Microwaving potatoes really means steaming them. It's fast, energy-efficient and a great way to keep those yummy skins from falling off!
- 1 lb. small red potatoes, cut in halves or quarters
- 1 red bell pepper, diced
- 1/2 c. frozen peas, thawed
- 2 green onions, sliced
- 1/4 c. nonfat plain yogurt
- 1/4 c. nonfat mayonnaise
- 2 T. grainy mustard
- 1 tsp. honey
- 1/2 tsp. salt
- 1/4 tsp. ground red pepper -- choose the variety according to your heat tolerance!
- 1/4 c. slivered almonds
Place the prepared potatoes in a large, microwavable bowl and cover it tightly with plastic wrap. Microwave on HIGH for 10 minutes and allow the bowl to rest in the microwave for about 20 minutes.
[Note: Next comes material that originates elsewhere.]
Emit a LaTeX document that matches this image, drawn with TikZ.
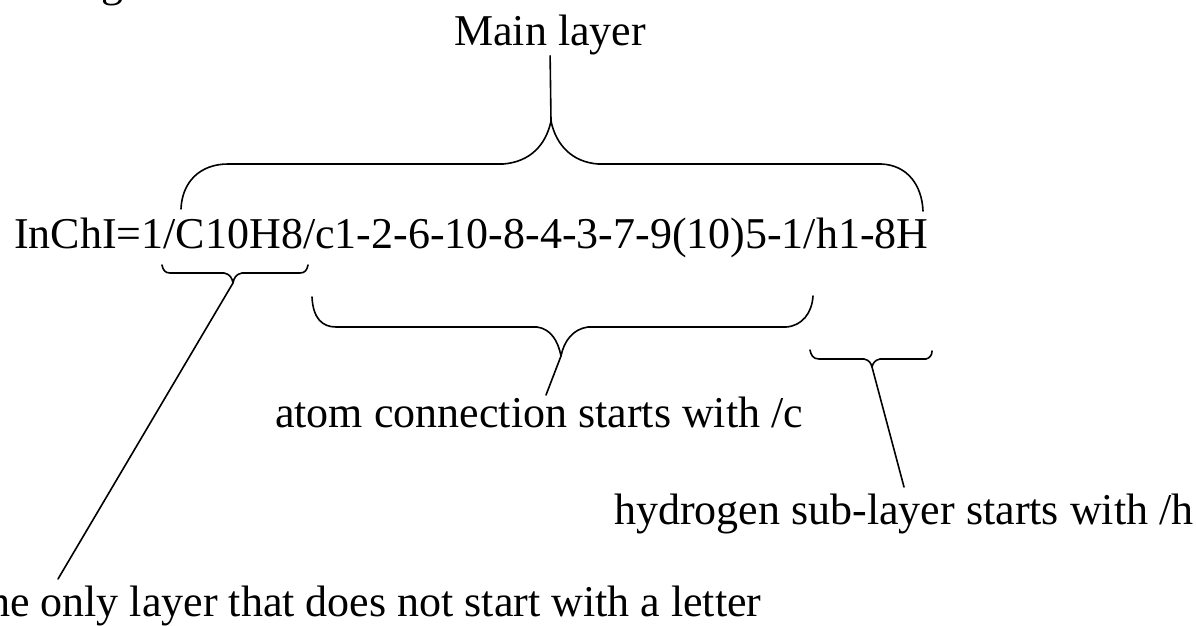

Meanwhile, prepare the other vegetables and combine the yogurt, mayonnaise, mustard, honey, salt and ground red pepper in a small bowl. Mix the dressing until all of the ingredients are well-incorporated.
Once the potatoes have rested, toss them with the prepared vegetables and the dressing. This salad can be served warm or chilled in the refrigerator for up to 24 hours before serving. Just prior to serving, sprinkle the salad with the slivered almonds.